● Material:
■ ■ ■ ■ ■ ■ ■
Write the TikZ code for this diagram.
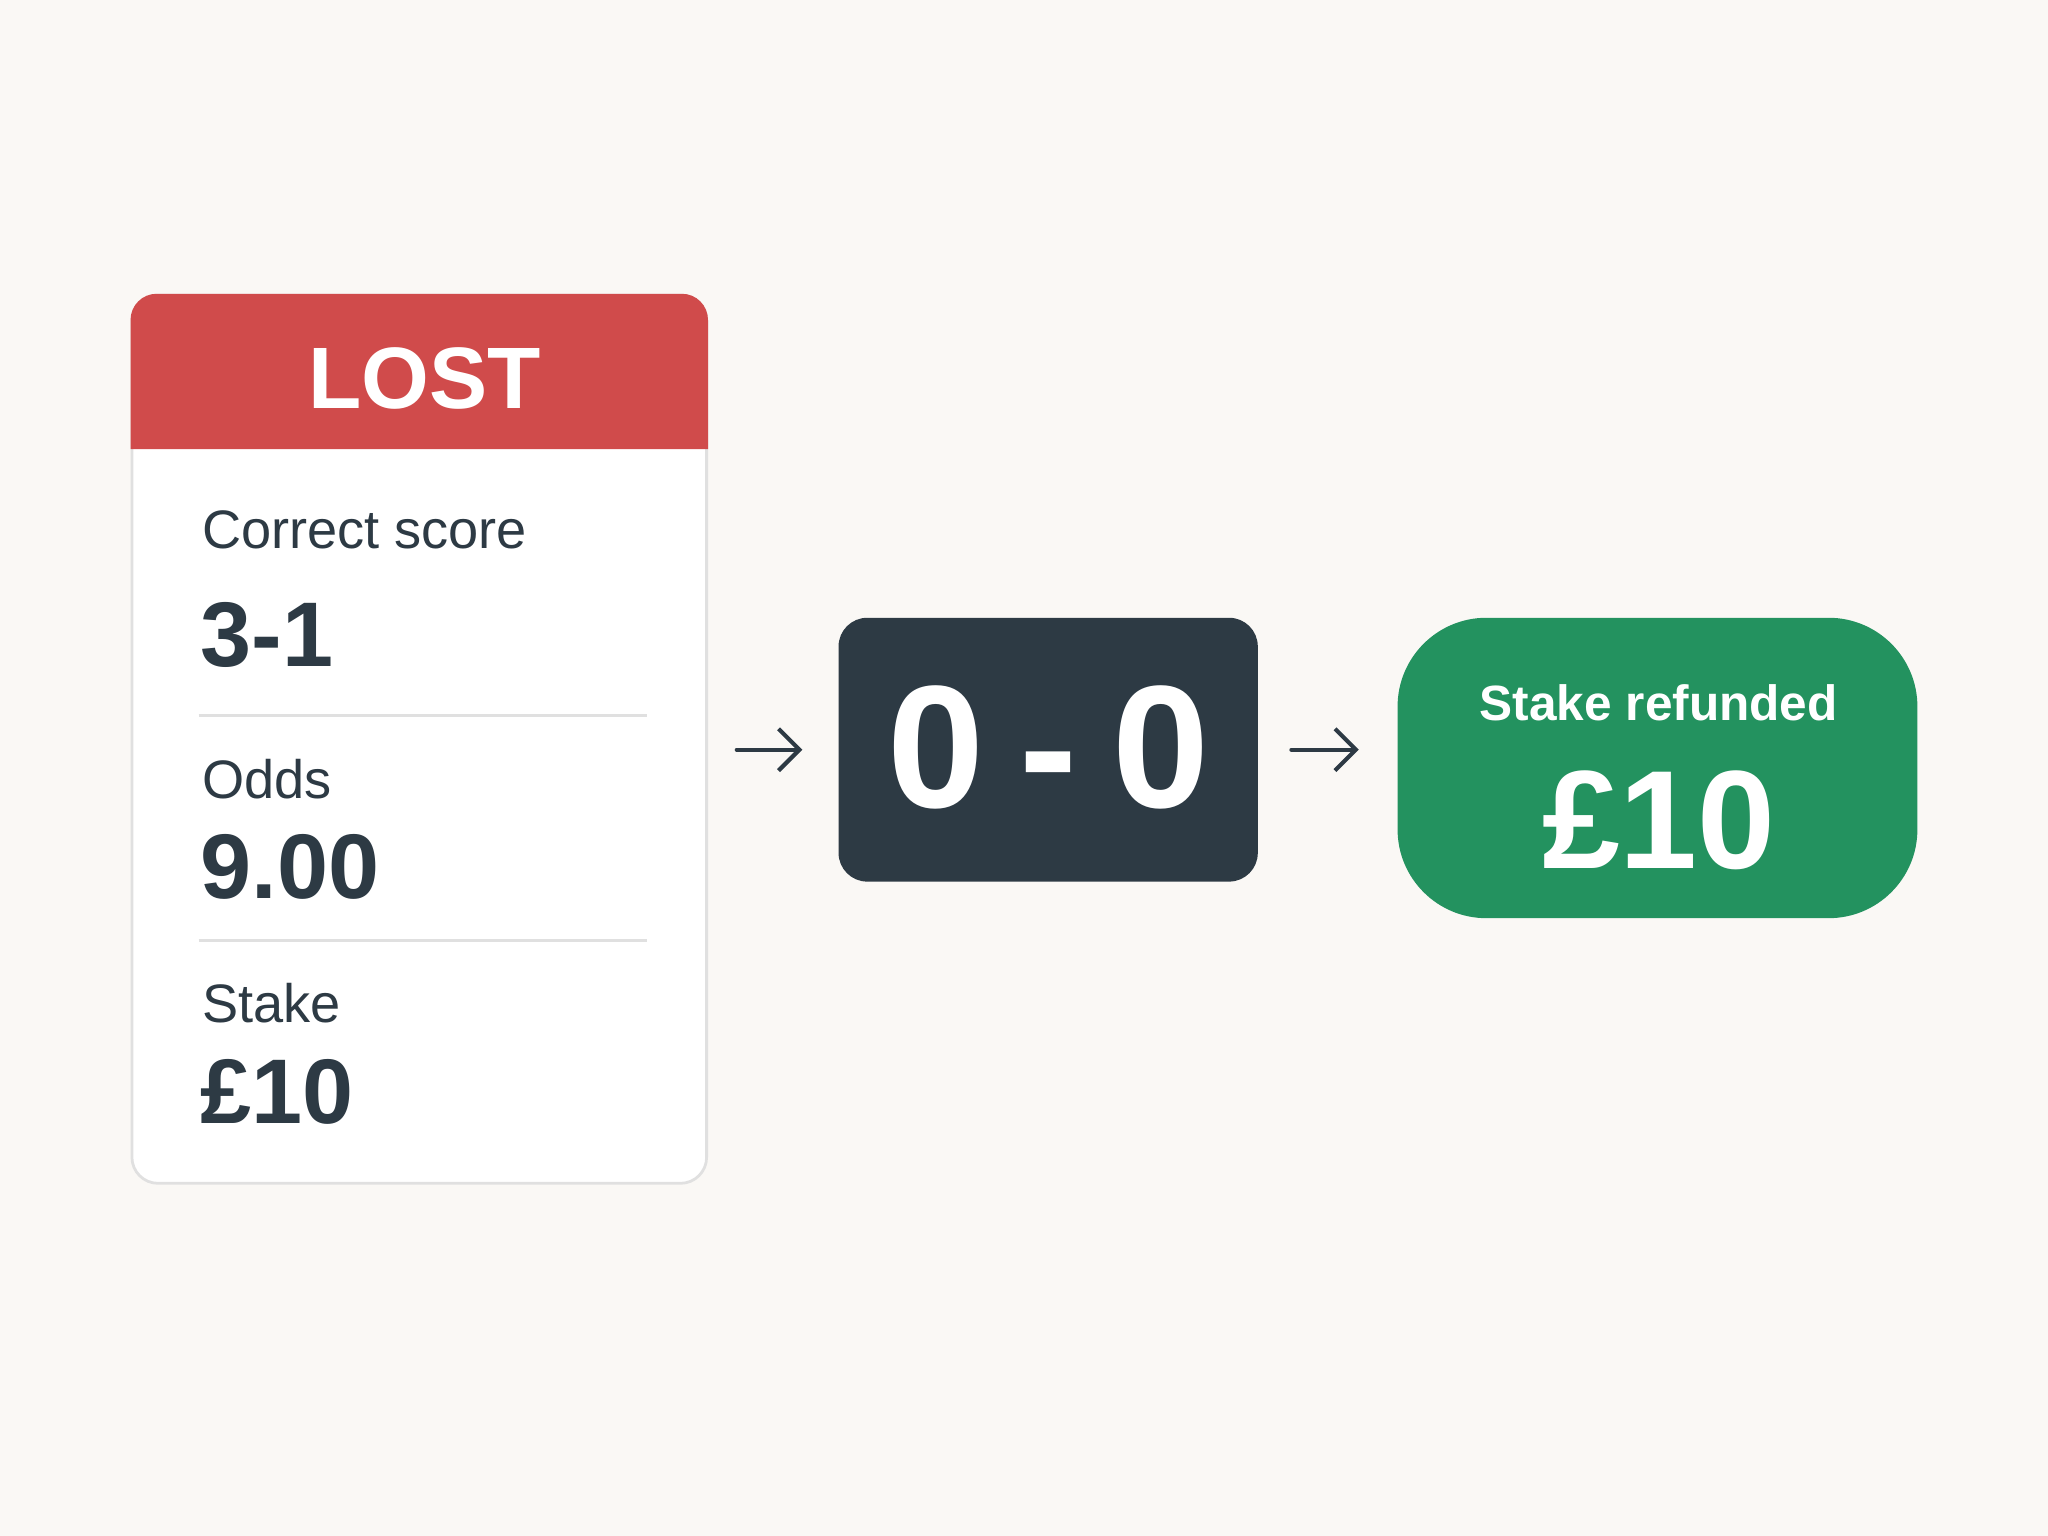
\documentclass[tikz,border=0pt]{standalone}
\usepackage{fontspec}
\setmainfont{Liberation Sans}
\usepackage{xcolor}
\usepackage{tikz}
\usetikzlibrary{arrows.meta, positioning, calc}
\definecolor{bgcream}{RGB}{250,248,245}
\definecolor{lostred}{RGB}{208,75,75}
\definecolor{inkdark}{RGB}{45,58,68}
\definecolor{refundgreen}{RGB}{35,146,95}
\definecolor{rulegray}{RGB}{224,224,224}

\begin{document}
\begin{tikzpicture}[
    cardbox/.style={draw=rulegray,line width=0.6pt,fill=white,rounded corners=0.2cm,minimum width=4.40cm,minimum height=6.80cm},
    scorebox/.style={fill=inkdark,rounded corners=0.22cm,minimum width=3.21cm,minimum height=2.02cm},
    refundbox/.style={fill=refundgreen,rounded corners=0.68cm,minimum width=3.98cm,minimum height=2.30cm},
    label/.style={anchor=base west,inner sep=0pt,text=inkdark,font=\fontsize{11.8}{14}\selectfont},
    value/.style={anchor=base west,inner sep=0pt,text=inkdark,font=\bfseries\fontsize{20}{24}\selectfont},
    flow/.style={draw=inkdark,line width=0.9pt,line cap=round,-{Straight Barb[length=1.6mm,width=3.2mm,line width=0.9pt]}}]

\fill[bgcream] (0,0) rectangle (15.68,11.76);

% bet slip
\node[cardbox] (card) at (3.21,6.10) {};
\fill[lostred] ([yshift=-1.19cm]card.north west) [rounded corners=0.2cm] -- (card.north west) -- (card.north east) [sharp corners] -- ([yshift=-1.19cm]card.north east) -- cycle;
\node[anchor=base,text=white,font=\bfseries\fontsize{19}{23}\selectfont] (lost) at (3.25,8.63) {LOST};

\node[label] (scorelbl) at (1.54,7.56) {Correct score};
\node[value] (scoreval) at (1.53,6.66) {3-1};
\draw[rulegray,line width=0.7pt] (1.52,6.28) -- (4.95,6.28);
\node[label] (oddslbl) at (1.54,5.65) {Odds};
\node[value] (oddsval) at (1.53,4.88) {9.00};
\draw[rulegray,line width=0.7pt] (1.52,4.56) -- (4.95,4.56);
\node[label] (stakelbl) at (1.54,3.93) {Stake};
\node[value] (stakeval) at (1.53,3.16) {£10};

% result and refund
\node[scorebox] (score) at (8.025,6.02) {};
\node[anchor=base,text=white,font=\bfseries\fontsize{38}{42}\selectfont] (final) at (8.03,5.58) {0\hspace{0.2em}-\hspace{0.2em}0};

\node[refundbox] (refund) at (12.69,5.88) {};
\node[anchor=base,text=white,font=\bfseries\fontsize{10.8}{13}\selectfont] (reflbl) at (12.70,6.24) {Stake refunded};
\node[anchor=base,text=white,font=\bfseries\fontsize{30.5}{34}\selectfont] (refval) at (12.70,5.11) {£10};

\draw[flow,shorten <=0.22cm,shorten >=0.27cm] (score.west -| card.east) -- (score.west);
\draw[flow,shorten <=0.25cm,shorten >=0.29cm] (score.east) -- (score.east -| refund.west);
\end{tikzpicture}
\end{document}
■ ■ ■ ■ ■ ■ ■
● Directive: All of the lines above should be printed exactly, minus the pictures.

● Result:
Write the TikZ code for this diagram.
\documentclass[tikz,border=0pt]{standalone}
\usepackage{fontspec}
\setmainfont{Liberation Sans}
\usepackage{xcolor}
\usepackage{tikz}
\usetikzlibrary{arrows.meta, positioning, calc}
\definecolor{bgcream}{RGB}{250,248,245}
\definecolor{lostred}{RGB}{208,75,75}
\definecolor{inkdark}{RGB}{45,58,68}
\definecolor{refundgreen}{RGB}{35,146,95}
\definecolor{rulegray}{RGB}{224,224,224}

\begin{document}
\begin{tikzpicture}[
    cardbox/.style={draw=rulegray,line width=0.6pt,fill=white,rounded corners=0.2cm,minimum width=4.40cm,minimum height=6.80cm},
    scorebox/.style={fill=inkdark,rounded corners=0.22cm,minimum width=3.21cm,minimum height=2.02cm},
    refundbox/.style={fill=refundgreen,rounded corners=0.68cm,minimum width=3.98cm,minimum height=2.30cm},
    label/.style={anchor=base west,inner sep=0pt,text=inkdark,font=\fontsize{11.8}{14}\selectfont},
    value/.style={anchor=base west,inner sep=0pt,text=inkdark,font=\bfseries\fontsize{20}{24}\selectfont},
    flow/.style={draw=inkdark,line width=0.9pt,line cap=round,-{Straight Barb[length=1.6mm,width=3.2mm,line width=0.9pt]}}]

\fill[bgcream] (0,0) rectangle (15.68,11.76);

% bet slip
\node[cardbox] (card) at (3.21,6.10) {};
\fill[lostred] ([yshift=-1.19cm]card.north west) [rounded corners=0.2cm] -- (card.north west) -- (card.north east) [sharp corners] -- ([yshift=-1.19cm]card.north east) -- cycle;
\node[anchor=base,text=white,font=\bfseries\fontsize{19}{23}\selectfont] (lost) at (3.25,8.63) {LOST};

\node[label] (scorelbl) at (1.54,7.56) {Correct score};
\node[value] (scoreval) at (1.53,6.66) {3-1};
\draw[rulegray,line width=0.7pt] (1.52,6.28) -- (4.95,6.28);
\node[label] (oddslbl) at (1.54,5.65) {Odds};
\node[value] (oddsval) at (1.53,4.88) {9.00};
\draw[rulegray,line width=0.7pt] (1.52,4.56) -- (4.95,4.56);
\node[label] (stakelbl) at (1.54,3.93) {Stake};
\node[value] (stakeval) at (1.53,3.16) {£10};

% result and refund
\node[scorebox] (score) at (8.025,6.02) {};
\node[anchor=base,text=white,font=\bfseries\fontsize{38}{42}\selectfont] (final) at (8.03,5.58) {0\hspace{0.2em}-\hspace{0.2em}0};

\node[refundbox] (refund) at (12.69,5.88) {};
\node[anchor=base,text=white,font=\bfseries\fontsize{10.8}{13}\selectfont] (reflbl) at (12.70,6.24) {Stake refunded};
\node[anchor=base,text=white,font=\bfseries\fontsize{30.5}{34}\selectfont] (refval) at (12.70,5.11) {£10};

\draw[flow,shorten <=0.22cm,shorten >=0.27cm] (score.west -| card.east) -- (score.west);
\draw[flow,shorten <=0.25cm,shorten >=0.29cm] (score.east) -- (score.east -| refund.west);
\end{tikzpicture}
\end{document}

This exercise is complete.